In the next step I will revisit Gemini’s idea - make changes if needed and then ask it to execute step 1 of the plan. Then I will work along Gemini over the step 1, once again few rounds of prompt until I get to the actual solution. Then I come back to step 2 of original plan etc.

What’s important, quite often I would execute those steps in a separate chat tabs and then get back to the tab where the idea and the plan were discussed.

That is my approach. And even though it might sound complicated and time-consuming, it’s actually not, since I dictate all prompts in my native Polish language using MacWhisper and ElevenLabs voice model.

The general outcome from my approach is - I’m always the driver, I never let AI do everything for me, from a general description. That was my approach in the past, but I got a lot of negative feedback for my code from my peers, and now I have completely changed my approach to be more mindful while using AI, read and understand “most” of the code and more important - shape the architecture of the solution with AI and not let AI design the solution itself.

1 Like

Honestly, I feel like all these “latest big models” are kinda overhyped. Most of them either dump too much info or wander off track. Claude 4? Feels rushed, like it wants to answer fast but doesn’t really give you the best answer. GPT-5? Shockingly, I actually find it weaker than 4.1 — which was more balanced and thoughtful. And then there’s Gemini 2.5… low-key, I think it’s the best one out right now. It just feels more consistent, less chaotic, and actually useful throughout

1 Like

I think we get different experiences depending on what we are doing. Sometimes one model is way better at fixing one of my issues than another. It’s like talking to different people. Some people will know one subject better than another even if they have the same type of training, it’s just how they are. SO the models are the same. Find what works for you and use it and get used to it. Unfortunately we have to do this per-project and it takes a lot of time.
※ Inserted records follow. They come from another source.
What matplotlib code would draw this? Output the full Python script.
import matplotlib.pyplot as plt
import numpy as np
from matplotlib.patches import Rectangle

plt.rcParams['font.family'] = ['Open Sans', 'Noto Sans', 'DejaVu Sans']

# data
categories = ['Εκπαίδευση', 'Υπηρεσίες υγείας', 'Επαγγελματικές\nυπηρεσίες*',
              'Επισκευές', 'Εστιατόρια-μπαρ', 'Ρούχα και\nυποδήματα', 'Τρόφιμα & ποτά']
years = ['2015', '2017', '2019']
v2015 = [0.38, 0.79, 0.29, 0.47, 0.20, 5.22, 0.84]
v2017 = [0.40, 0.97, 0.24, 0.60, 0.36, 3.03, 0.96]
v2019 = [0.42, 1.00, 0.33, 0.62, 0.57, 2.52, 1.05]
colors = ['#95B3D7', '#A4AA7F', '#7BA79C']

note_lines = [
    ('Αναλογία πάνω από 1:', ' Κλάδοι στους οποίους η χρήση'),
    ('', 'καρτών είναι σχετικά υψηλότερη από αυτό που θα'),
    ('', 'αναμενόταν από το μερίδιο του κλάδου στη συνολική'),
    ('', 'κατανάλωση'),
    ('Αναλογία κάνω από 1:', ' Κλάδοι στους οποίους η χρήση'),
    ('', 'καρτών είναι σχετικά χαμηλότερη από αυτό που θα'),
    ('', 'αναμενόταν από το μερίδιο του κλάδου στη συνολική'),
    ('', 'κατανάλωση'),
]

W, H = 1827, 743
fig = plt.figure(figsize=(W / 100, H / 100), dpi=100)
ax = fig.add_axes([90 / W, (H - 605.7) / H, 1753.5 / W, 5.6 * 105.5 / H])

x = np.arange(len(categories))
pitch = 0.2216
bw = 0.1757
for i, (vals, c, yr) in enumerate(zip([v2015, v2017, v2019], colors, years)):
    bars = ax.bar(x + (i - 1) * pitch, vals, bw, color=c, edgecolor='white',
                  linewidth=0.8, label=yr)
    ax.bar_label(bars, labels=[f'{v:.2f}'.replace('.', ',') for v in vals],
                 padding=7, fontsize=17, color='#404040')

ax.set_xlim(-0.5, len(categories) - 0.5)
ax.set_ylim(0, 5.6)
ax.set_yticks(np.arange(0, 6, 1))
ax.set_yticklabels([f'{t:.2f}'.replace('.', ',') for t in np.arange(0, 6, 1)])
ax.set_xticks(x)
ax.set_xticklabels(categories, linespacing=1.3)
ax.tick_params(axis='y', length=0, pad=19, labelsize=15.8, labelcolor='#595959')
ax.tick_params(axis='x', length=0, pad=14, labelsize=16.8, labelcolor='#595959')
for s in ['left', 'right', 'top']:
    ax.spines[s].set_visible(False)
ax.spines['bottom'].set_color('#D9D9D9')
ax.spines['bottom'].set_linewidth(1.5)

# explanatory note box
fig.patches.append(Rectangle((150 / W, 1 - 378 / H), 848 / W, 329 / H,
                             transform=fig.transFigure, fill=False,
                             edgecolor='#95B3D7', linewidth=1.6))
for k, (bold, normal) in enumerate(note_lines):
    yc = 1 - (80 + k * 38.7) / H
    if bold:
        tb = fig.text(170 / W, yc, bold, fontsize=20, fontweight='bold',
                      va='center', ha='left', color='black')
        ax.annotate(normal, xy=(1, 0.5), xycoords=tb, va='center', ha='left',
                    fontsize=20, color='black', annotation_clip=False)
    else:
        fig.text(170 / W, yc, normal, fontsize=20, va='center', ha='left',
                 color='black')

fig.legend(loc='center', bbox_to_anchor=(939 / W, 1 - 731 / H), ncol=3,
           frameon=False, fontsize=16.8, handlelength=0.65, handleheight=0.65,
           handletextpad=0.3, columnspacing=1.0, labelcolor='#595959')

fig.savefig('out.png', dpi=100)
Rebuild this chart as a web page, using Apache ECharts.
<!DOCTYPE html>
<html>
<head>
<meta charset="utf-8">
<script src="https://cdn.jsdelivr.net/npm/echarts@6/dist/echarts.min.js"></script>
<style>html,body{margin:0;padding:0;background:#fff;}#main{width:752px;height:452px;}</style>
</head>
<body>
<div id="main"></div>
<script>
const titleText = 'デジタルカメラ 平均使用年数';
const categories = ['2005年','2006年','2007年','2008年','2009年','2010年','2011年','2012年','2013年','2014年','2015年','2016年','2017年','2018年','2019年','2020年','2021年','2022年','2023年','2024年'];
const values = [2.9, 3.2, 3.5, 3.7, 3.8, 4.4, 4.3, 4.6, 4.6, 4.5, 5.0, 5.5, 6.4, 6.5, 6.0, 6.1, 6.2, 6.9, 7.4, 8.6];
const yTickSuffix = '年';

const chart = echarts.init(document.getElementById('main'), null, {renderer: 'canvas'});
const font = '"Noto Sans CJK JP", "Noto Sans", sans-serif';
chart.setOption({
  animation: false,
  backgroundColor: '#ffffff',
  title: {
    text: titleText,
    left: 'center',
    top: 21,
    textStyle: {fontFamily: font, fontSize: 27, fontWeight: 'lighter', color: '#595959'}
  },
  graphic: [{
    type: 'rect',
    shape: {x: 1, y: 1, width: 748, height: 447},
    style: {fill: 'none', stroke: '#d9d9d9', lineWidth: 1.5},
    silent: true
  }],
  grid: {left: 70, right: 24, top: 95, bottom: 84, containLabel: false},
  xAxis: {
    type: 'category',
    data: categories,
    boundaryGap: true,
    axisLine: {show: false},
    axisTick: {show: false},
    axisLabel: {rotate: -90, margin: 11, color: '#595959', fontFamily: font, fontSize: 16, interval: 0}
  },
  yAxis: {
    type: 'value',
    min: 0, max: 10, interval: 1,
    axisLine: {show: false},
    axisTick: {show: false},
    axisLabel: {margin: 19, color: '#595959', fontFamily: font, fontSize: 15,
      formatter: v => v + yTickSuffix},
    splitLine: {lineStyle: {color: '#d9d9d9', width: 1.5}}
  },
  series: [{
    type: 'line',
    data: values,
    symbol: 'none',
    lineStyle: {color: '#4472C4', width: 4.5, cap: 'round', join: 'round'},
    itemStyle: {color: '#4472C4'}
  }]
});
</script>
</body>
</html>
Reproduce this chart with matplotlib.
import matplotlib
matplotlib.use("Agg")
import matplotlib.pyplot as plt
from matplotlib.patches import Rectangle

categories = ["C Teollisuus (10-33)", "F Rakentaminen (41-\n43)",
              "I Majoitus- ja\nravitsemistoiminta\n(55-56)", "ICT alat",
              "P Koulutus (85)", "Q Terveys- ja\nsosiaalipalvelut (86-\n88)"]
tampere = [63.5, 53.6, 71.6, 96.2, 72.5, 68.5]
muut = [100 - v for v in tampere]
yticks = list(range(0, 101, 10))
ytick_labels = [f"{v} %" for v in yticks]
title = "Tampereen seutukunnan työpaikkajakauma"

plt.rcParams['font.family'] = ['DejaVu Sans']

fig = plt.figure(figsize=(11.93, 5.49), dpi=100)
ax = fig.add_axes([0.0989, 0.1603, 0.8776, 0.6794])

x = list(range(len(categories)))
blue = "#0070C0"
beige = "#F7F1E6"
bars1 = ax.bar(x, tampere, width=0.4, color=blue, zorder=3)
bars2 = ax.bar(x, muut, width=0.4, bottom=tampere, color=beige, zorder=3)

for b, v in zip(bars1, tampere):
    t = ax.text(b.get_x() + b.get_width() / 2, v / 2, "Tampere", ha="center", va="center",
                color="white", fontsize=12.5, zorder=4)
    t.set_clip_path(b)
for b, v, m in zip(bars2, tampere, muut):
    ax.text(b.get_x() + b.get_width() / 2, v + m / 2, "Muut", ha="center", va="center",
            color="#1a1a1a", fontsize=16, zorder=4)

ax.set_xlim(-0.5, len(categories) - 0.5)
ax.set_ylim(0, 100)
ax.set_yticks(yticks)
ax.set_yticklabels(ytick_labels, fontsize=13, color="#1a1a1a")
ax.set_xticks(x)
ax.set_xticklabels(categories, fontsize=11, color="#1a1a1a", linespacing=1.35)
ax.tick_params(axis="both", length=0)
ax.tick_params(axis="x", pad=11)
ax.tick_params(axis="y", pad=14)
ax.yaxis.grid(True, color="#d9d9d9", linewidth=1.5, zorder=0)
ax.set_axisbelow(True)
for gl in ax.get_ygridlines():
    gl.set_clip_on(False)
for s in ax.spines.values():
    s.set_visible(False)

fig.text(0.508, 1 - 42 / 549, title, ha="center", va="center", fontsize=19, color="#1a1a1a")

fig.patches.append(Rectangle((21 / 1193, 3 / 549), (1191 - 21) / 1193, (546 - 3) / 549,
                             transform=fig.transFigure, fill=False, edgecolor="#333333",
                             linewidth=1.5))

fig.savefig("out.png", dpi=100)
I do a lot of testing and the results are just vastly different, it’s not consistent so it’s very dependent on the end user and the codebase and the conceptual idea of the project itself.

1 Like

Claude 3.7 over Claude 4 – Grok4 beats Gemini - Gpt5 all models very good

They all are only as good as your prompts and rules.

Anthropic has some ketch-up requirements to fill

That’s exactly what I am doing, Gemini 2.5 Pro is more consistent in providing the exact output I want with little to no deviations, also the memory retention and call backs is just superb, my experience with GPT 5 is really bad in core development, it’s good in layering out ideas but implementation from start to finish is bad, it gets distracted from the main play and pay more attention to side quests

Cool to hear that there is at least one Gemini user :joy: I fele like that model is very underrated by the community and GPT’s and Antrophics are hyped to much

I’ve been using Claude Sonnet 4 mainly for coding tasks and Claude Opus 4.1 for system design. From my experience, GPT-5 clearly outperforms Sonnet 4 and is on par with Opus 4.1. The issue is that its integration with Cursor still feels immature or possibly buggy, which prevents GPT-5 from reaching more than about 60–70% of its real potential.